Editor’s Note: Each week we cross-post an excerpt from Katrina vanden Heuvel’s column at the WashingtonPost.com. Read the full text of Katrina’s column here.
At least they had the decency to wait twenty-four hours.
Last Tuesday, following the international day honoring the disabled, thirty-eight Senate Republicans voted down the United Nations Convention on the Rights of Persons With Disabilities. With former Senate majority leader and disabled WWII veteran Bob Dole silently beseeching them from his wheelchair, Dole’s fellow Republicans railed against “cumbersome regulations” that could threaten American “sovereignty.”

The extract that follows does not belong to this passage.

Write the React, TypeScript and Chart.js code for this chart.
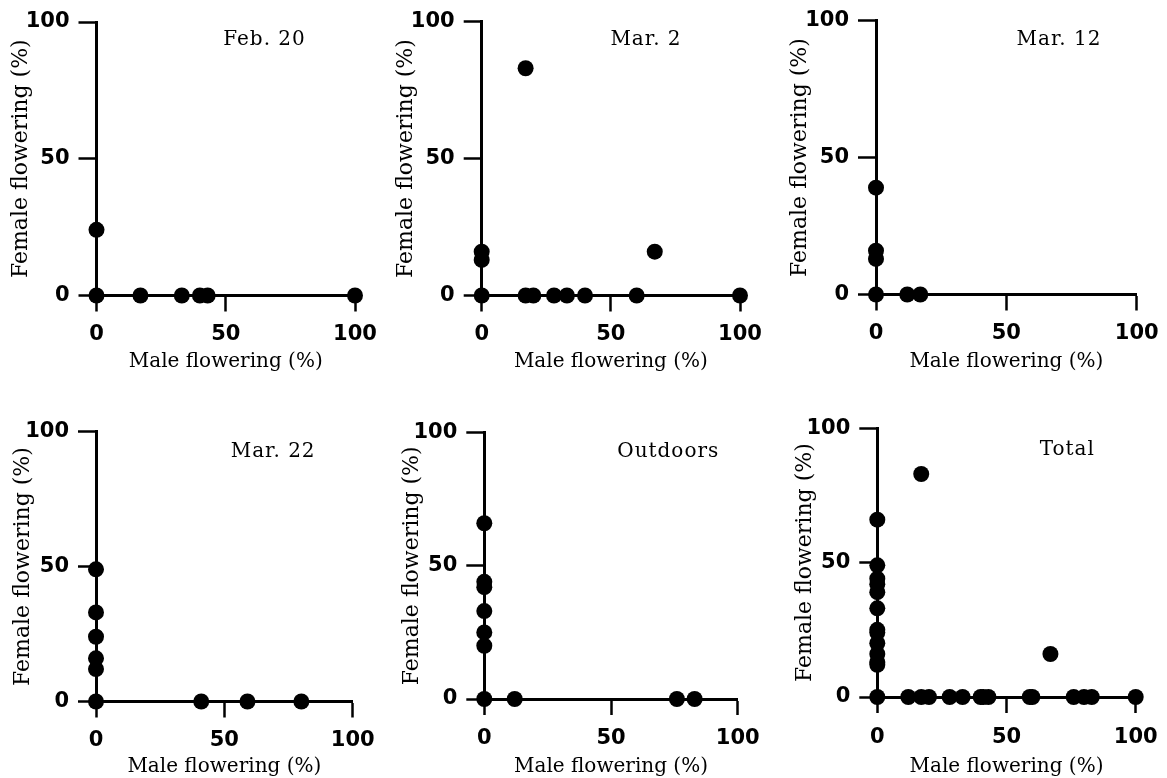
import React, { useEffect, useRef } from "react";
import { Chart, registerables } from "chart.js";

Chart.register(...registerables);

// ---------- data ----------
const PANEL_TITLES = ["Feb. 20", "Mar. 2", "Mar. 12", "Mar. 22", "Outdoors", "Total"];
const AXIS_TICKS = [0, 50, 100];
const X_TITLE = "Male flowering (%)";
const Y_TITLE = "Female flowering (%)";

const feb20Male = [0, 0, 17, 33, 40, 43, 100];
const feb20Female = [24, 0, 0, 0, 0, 0, 0];

const mar2Male = [0, 0, 0, 17, 17, 20, 28, 33, 40, 60, 67, 100];
const mar2Female = [0, 13, 16, 83, 0, 0, 0, 0, 0, 0, 16, 0];

const mar12Male = [0, 0, 0, 0, 12, 17];
const mar12Female = [39, 16, 13, 0, 0, 0];

const mar22Male = [0, 0, 0, 0, 0, 0, 41, 59, 80];
const mar22Female = [49, 33, 24, 16, 12, 0, 0, 0, 0];

const outdoorsMale = [0, 0, 0, 0, 0, 0, 0, 12, 76, 83];
const outdoorsFemale = [66, 44, 42, 33, 25, 20, 0, 0, 0, 0];

const totalMale = [
  0, 0, 0, 0, 0, 0, 0, 0, 0, 0, 0, 0, 0,
  17, 67,
  12, 17, 20, 28, 33, 40, 41, 43, 59, 60, 76, 80, 83, 100,
];
const totalFemale = [
  66, 49, 44, 42, 39, 33, 25, 24, 20, 16, 13, 12, 0,
  83, 16,
  0, 0, 0, 0, 0, 0, 0, 0, 0, 0, 0, 0, 0, 0,
];

const PANEL_MALE = [feb20Male, mar2Male, mar12Male, mar22Male, outdoorsMale, totalMale];
const PANEL_FEMALE = [feb20Female, mar2Female, mar12Female, mar22Female, outdoorsFemale, totalFemale];

// ---------- layout (pixels of the page) ----------
const PAGE_W = 1167;
const PAGE_H = 778;

type PanelLayout = {
  l: number; t: number; r: number; b: number;
  yOff: number; titleMid: number; tickPad: number;
  lx: number; ly: number;
};

const LAYOUT: PanelLayout[] = [
  { l: 96.5, t: 22, r: 355, b: 295.5, yOff: 75, titleMid: 361.5, tickPad: 10.5, lx: 65, ly: 91.6 },
  { l: 481.7, t: 21.7, r: 740, b: 295.5, yOff: 75, titleMid: 361.5, tickPad: 10.5, lx: 63.6, ly: 91.6 },
  { l: 876, t: 20.7, r: 1136.7, b: 294.5, yOff: 75.5, titleMid: 361.5, tickPad: 10.5, lx: 70.2, ly: 91.1 },
  { l: 96, t: 431.7, r: 352.7, b: 701.5, yOff: 72.5, titleMid: 766.5, tickPad: 10, lx: 69, ly: 90.7 },
  { l: 484.3, t: 432.7, r: 737.7, b: 699, yOff: 72.5, titleMid: 766.5, tickPad: 11, lx: 72.6, ly: 91 },
  { l: 877.3, t: 428.3, r: 1135.7, b: 697, yOff: 72.5, titleMid: 766.5, tickPad: 12, lx: 73.5, ly: 90 },
];

const TICK_FONT = { family: '"DejaVu Sans"', size: 21, weight: "bold" as const };
const SERIF = '"DejaVu Serif"';

function makeChart(canvas: HTMLCanvasElement, idx: number) {
  const L = LAYOUT[idx];
  const yTitleSize = 22;
  const xTitleSize = 20;
  const Wy = L.yOff + yTitleSize / 2;
  const Hx = L.titleMid - L.b + xTitleSize / 2;
  const data = PANEL_MALE[idx].map((x, i) => ({ x, y: PANEL_FEMALE[idx][i] }));
  const label = PANEL_TITLES[idx];

  const zeroPad = (s: any) => {
    s.paddingLeft = 0;
    s.paddingRight = 0;
    s.paddingTop = 0;
    s.paddingBottom = 0;
  };

  const panelLabel = {
    id: "panelLabel",
    afterDatasetsDraw(chart: any) {
      const ctx = chart.ctx;
      const x = chart.scales.x.getPixelForValue(L.lx);
      const y = chart.scales.y.getPixelForValue(L.ly);
      ctx.save();
      ctx.font = `20px ${SERIF}`;
      try { (ctx as any).letterSpacing = "1px"; } catch (e) {}
      ctx.fillStyle = "#000";
      ctx.textAlign = "center";
      ctx.textBaseline = "alphabetic";
      ctx.fillText(label, x, y);
      ctx.restore();
    },
  };

  const gridOpts = (tickLength: number) => ({
    display: true,
    drawOnChartArea: false,
    drawTicks: true,
    tickLength,
    tickWidth: 2.5,
    tickColor: "#000",
    color: "#000",
  });

  return new Chart(canvas, {
    type: "scatter",
    data: {
      datasets: [
        {
          data,
          pointRadius: 8,
          pointHoverRadius: 8,
          pointBackgroundColor: "#000",
          pointBorderWidth: 0,
          borderColor: "#000",
          showLine: false,
          clip: false as any,
        },
      ],
    },
    options: {
      responsive: false,
      animation: false,
      events: [],
      layout: {
        padding: {
          left: L.l - Wy,
          top: L.t,
          right: PAGE_W - L.r,
          bottom: PAGE_H - L.b - Hx,
        },
      },
      plugins: {
        legend: { display: false },
        tooltip: { enabled: false },
        title: { display: false },
      },
      scales: {
        x: {
          type: "linear",
          min: 0,
          max: 100,
          afterBuildTicks: (s: any) => {
            s.ticks = AXIS_TICKS.map((v) => ({ value: v }));
          },
          ticks: {
            autoSkip: false,
            maxRotation: 0,
            minRotation: 0,
            padding: L.tickPad,
            color: "#000",
            font: TICK_FONT,
          },
          grid: gridOpts(16),
          border: { display: true, color: "#000", width: 3 },
          title: {
            display: true,
            text: X_TITLE,
            color: "#000",
            padding: 0,
            font: { family: SERIF, size: xTitleSize, lineHeight: 1 },
          },
          afterFit: (s: any) => {
            s.height = Hx;
            zeroPad(s);
          },
        },
        y: {
          type: "linear",
          min: 0,
          max: 100,
          afterBuildTicks: (s: any) => {
            s.ticks = AXIS_TICKS.map((v) => ({ value: v }));
          },
          ticks: {
            autoSkip: false,
            padding: 9,
            color: "#000",
            font: TICK_FONT,
          },
          grid: gridOpts(18),
          border: { display: true, color: "#000", width: 3 },
          title: {
            display: true,
            text: Y_TITLE,
            color: "#000",
            padding: 0,
            font: { family: SERIF, size: yTitleSize, lineHeight: 1 },
          },
          afterFit: (s: any) => {
            s.width = Wy;
            zeroPad(s);
          },
        },
      },
    },
    plugins: [panelLabel],
  } as any);
}

export default function App() {
  const refs = useRef<(HTMLCanvasElement | null)[]>([]);

  useEffect(() => {
    const charts = refs.current.map((c, i) => (c ? makeChart(c, i) : null));
    return () => {
      charts.forEach((ch) => ch && ch.destroy());
    };
  }, []);

  return (
    <div
      style={{
        position: "absolute",
        left: 0,
        top: 0,
        width: PAGE_W,
        height: PAGE_H,
        background: "#fff",
        overflow: "hidden",
      }}
    >
      {PANEL_TITLES.map((t, i) => (
        <canvas
          key={t}
          ref={(el) => {
            refs.current[i] = el;
          }}
          width={PAGE_W}
          height={PAGE_H}
          style={{ position: "absolute", left: 0, top: 0, width: PAGE_W, height: PAGE_H }}
        />
      ))}
    </div>
  );
}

No matter that Democratic Senator John Kerry patiently and eloquently explained that the treaty would in no way impact US law but merely encourage other countries to adopt our own standards and make life easier for disabled Americans abroad. Or that the treaty—signed by 154 countries and ratified by 126—was modeled on the landmark Americans With Disabilities Act, a billchampioned by Dole and signed into law by President George H.W. Bush. Or that the treaty itself was drawn up by that notorious UN-hugger George W. Bush. Or even that eight Republican senators voted to ratify it, including increasingly rabid Obama foreign policy critic John McCain, who listed two dozen supportive veterans organizations before noting that the treaty was about “American leadership in the world.”